New Framework Integrates ICESat-2 and Multi-Source Remote Sensing for High-Precision Bathymetric Mapping

Shallow seas are vital transition zones linking land and the deep ocean, providing essential resources for navigation, fisheries, energy exploration, and island reef development. Accurate bathymetric data form the foundation for marine engineering, channel safety, resource assessment, and ecological restoration. However, nearly 50% of global shallow-water regions still lack reliable depth information, posing a major obstacle to coastal management and sustainable ocean development.

A research team led by Prof. NIE Sheng at the Aerospace Information Research Institute, Chinese Academy of Sciences (AIRCAS), has developed a new bathymetric mapping framework that integrates indirect inversion of ICESat-2 satellite LiDAR data with multi-source remote sensing observations. The framework, detailed in Remote Sensing of Environment combines wave-based indirect bathymetry, multi-source feature fusion, and a temporal sample-transfer strategy to achieve high-accuracy, wide-coverage mapping in optically complex shallow waters.

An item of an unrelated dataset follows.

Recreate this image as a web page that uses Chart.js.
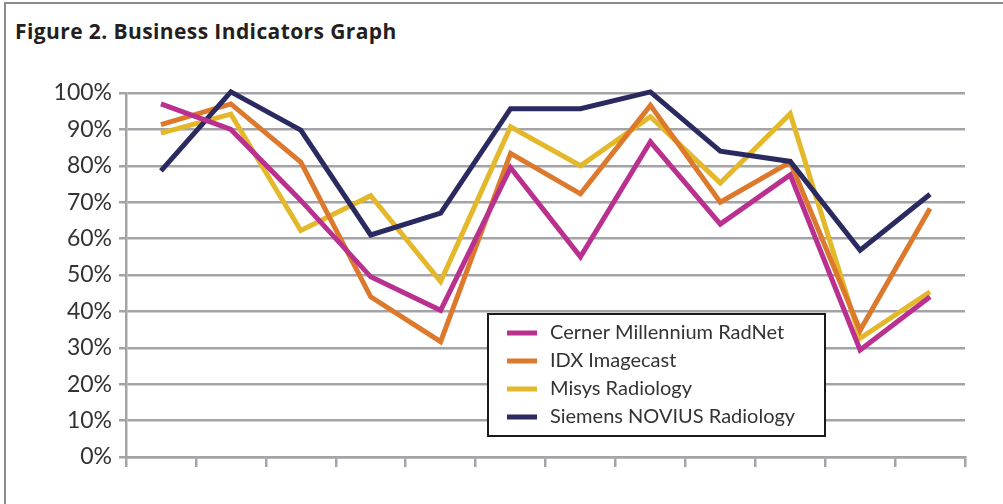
<!DOCTYPE html>
<html>
<head>
<meta charset="utf-8">
<script src="https://cdn.jsdelivr.net/npm/chart.js@4"></script>
<style>
  html, body { margin: 0; padding: 0; background: #fff; }
  body { width: 1003px; height: 504px; position: relative; overflow: hidden; }
  #frame { position: absolute; left: 4px; top: 2px; width: 1200px; height: 700px;
           border-top: 2px solid #8c8c8c; border-left: 2px solid #8c8c8c; }
  #title { position: absolute; left: 15px; top: 17px; font-family: "Open Sans", sans-serif;
           font-weight: 700; font-size: 21px; color: #231f20; letter-spacing: 0.4px; white-space: nowrap; }
  #wrap { position: absolute; left: 0; top: 0; width: 1003px; height: 504px; }
</style>
</head>
<body>
<div id="frame"></div>
<div id="title">Figure 2. Business Indicators Graph</div>
<div id="wrap"><canvas id="c" width="1003" height="504"></canvas></div>
<script>
const categories = ['1','2','3','4','5','6','7','8','9','10','11','12'];
const seriesNames = ['Cerner Millennium RadNet', 'IDX Imagecast', 'Misys Radiology', 'Siemens NOVIUS Radiology'];
const cerner  = [97, 90, 70.5, 49.5, 40.3, 79.5, 55, 86.6, 64, 77.5, 29.4, 44];
const idx     = [91.3, 97, 81, 44, 31.7, 83.4, 72.3, 96.6, 70, 81, 34.8, 68.3];
const misys   = [89, 94.2, 62.2, 71.8, 48.2, 90.7, 80, 93.5, 75.3, 94.3, 32.6, 45.4];
const siemens = [78.6, 100.3, 89.8, 61, 67, 95.7, 95.7, 100.3, 84, 81.2, 56.8, 72.2];
const yTicks = [0, 10, 20, 30, 40, 50, 60, 70, 80, 90, 100];

const colors = ['#b9308f', '#dd792c', '#e3b82a', '#2a2960'];
const orders = [1, 3, 4, 2];
const values = [cerner, idx, misys, siemens];
const GRID = '#a4a4a8';

const legendPlugin = {
  id: 'boxLegend',
  afterDatasetsDraw(chart) {
    const ctx = chart.ctx;
    const x = 488, y = 314, w = 337, h = 122;
    ctx.save();
    ctx.fillStyle = '#fff';
    ctx.fillRect(x, y, w, h);
    ctx.strokeStyle = '#1a1a1a';
    ctx.lineWidth = 2;
    ctx.strokeRect(x, y, w, h);
    const rows = [333, 361, 389, 417];
    chart.data.datasets.forEach((ds, i) => {
      ctx.strokeStyle = ds.borderColor;
      ctx.lineWidth = 5;
      ctx.beginPath();
      ctx.moveTo(507, rows[i]);
      ctx.lineTo(537, rows[i]);
      ctx.stroke();
      ctx.fillStyle = '#333';
      ctx.font = '20px Lato, sans-serif';
      ctx.textBaseline = 'middle';
      ctx.textAlign = 'left';
      ctx.fillText(ds.label, 550, rows[i]);
    });
    ctx.restore();
  }
};

new Chart(document.getElementById('c'), {
  type: 'line',
  data: {
    labels: categories,
    datasets: seriesNames.map((n, i) => ({
      label: n,
      data: values[i],
      borderColor: colors[i],
      backgroundColor: colors[i],
      borderWidth: 5,
      pointRadius: 0,
      tension: 0,
      borderJoinStyle: 'miter',
      borderCapStyle: 'butt',
      clip: false,
      order: orders[i]
    }))
  },
  options: {
    responsive: false,
    animation: false,
    devicePixelRatio: 1,
    layout: { padding: { top: 93, right: 38, left: 0, bottom: 0 } },
    plugins: { legend: { display: false }, tooltip: { enabled: false }, title: { display: false } },
    scales: {
      x: {
        offset: true,
        grid: {
          offset: true,
          color: (c) => (c.index === categories.length ? GRID : 'rgba(0,0,0,0)'),
          tickColor: GRID,
          lineWidth: 2.5,
          tickLength: 10
        },
        border: { display: true, color: GRID, width: 2.5 },
        ticks: { callback: () => '', padding: 0 },
        afterFit: (s) => { s.height = 47; }
      },
      y: {
        min: 0, max: 100,
        afterBuildTicks: (s) => { s.ticks = yTicks.map(v => ({ value: v })); },
        grid: { color: GRID, tickColor: GRID, lineWidth: 2.5, tickLength: 7 },
        border: { display: true, color: GRID, width: 2.5 },
        ticks: {
          callback: (v) => v + '%',
          color: '#333',
          font: { family: 'Lato, sans-serif', size: 23 },
          padding: 7
        },
        afterFit: (s) => { s.width = 126; }
      }
    }
  },
  plugins: [legendPlugin]
});
</script>
</body>
</html>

Satellite laser altimetry is currently the most precise technique for remote bathymetry, capable of capturing both water surface and seabed elevations. Yet its application remains limited by signal attenuation in turbid waters and the low generalization ability of optical inversion models. To overcome these challenges, the team designed a multi-component framework that fully leverages the complementary advantages of optical, SAR, and LiDAR observations.

At the core of the framework lies the Progressive Adaptive Window for Local Period (PAWLP) method, which enables wave-based indirect bathymetry using ICESat-2 data. By setting adaptive analysis windows along photon tracks, PAWLP dynamically matches local wave fluctuations to extract representative wave periods. Applying linear wave theory, it then estimates water depth even in regions where seabed echoes are absent. Compared with conventional fixed-period approaches, PAWLP maintains higher accuracy and stability across diverse water conditions, improving spatial consistency and robustness of bathymetric results.

To expand coverage beyond LiDAR-detectable zones, the researchers introduced a temporal sample-transfer strategy that reuses ICESat-2-derived reference points across multiple time phases. By integrating Sentinel-2 optical imagery, SAR texture features, tidal height, and tidal current velocity, the framework fuses multi-source and multi-temporal information within a random forest regression model. Validation against reference measurements shows strong agreement in both turbid and clear waters, significantly enhancing depth retrieval accuracy and spatial continuity.

The new framework effectively expands the spatial coverage and depth range of bathymetric inversion, particularly in turbid waters, enabling more accurate and reliable mapping of coastal seafloor topography. These advancements provide valuable support for coastal monitoring, management, and a wide range of marine applications.